Fed: Rates to Stay Low through 2022, But Watch Fed Futures

The Federal Reserve made a bold prediction last Wednesday at the end of the regularly scheduled Federal Open Market Committee meeting. It said rates are going to stay low for years, through 2022.

Come on, you say. Everyone knows that. That’s not bold. Maybe and then again maybe they won’t stay low for years. I think it’s bold because the future is ofttimes hardly knowable 2 days out, let alone two years. The smart investor is skeptical of specific and definitive predictions about the long-term future—even from the Fed. Moreover, as I’ll note below, the Fed hasn’t been right about rates for years, actually. If you really want to know what’s going to happen to US interest rates then you should watch the Fed futures market.

Additionally, in new projections released Wednesday, all 17 Fed officials who participate in the rate-setting meetings said they expect to hold rates near zero next year, and 15 of them projected rates would stay there through 2022. That is two years from now. The Fed certainly believes in its own powers of projection.

So, what did the FOMC say last Wednesday. Fed chairman Jeremy Powell said—in a line that might come back to bite him: “We’re not thinking about raising rates.” said Mr. Powell. It’s the kind of line that will be memorable one way or another. The Fed reiterated its commitment to supporting the economy following the shock caused by the pandemic.

On the one hand, certainly with the US economy in recession it’s fair to say that rates aren’t going up soon. But it’s becoming clear that this was a coronavirus-induced recession and not a “natural’ recession that comes of overextended companies and falling demand.

Investors should look to the Fed futures.
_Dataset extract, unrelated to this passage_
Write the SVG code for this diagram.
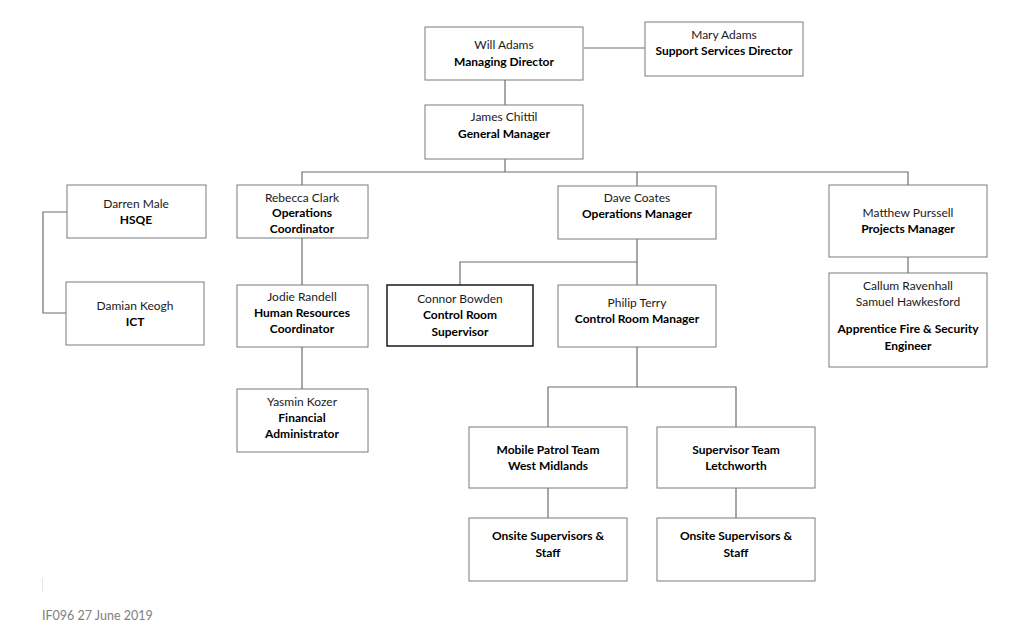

I’ve been watching the Fed’s famous “dot plot” of rate expectations and matching it against the Fed futures markets for more than five years. Guess what? The Fed futures market’s accuracy record is far better than the Fed itself. Now it just happens the futures say rates are going to stay low but keep an eye on it. And changes there about higher rates come about long before the Fed policymakers begin to talk about it.

There’s that Fed put to worry about, after all, which helps keep markets calm. Just one word from the Fed about higher rates would likely send markets reeling these days. By the way, all this was none too good for the bank and financial stocks, which fell 9% on the week.

Additionally, most Fed officials projected the economy would contract by anywhere between 4% and 10% this year.

Even with the report last week that the economy added jobs in May, there are still nearly 20 million fewer Americans employed than there were in February. Powell suggested that that millions of people possibly wouldn’t go back to their old job or their prior industry, given the potential for reduced demand for goods or services that require increased human contact he said. Initial jobless claims fell to 1.5 million last week, signaling a slow start to a potential recovery.

The yield on the benchmark 10-year U.S. Treasury note dropped sharply last week to about 0.71% vs 0.89% one week previous. Next FOMC meeting on July 28-29.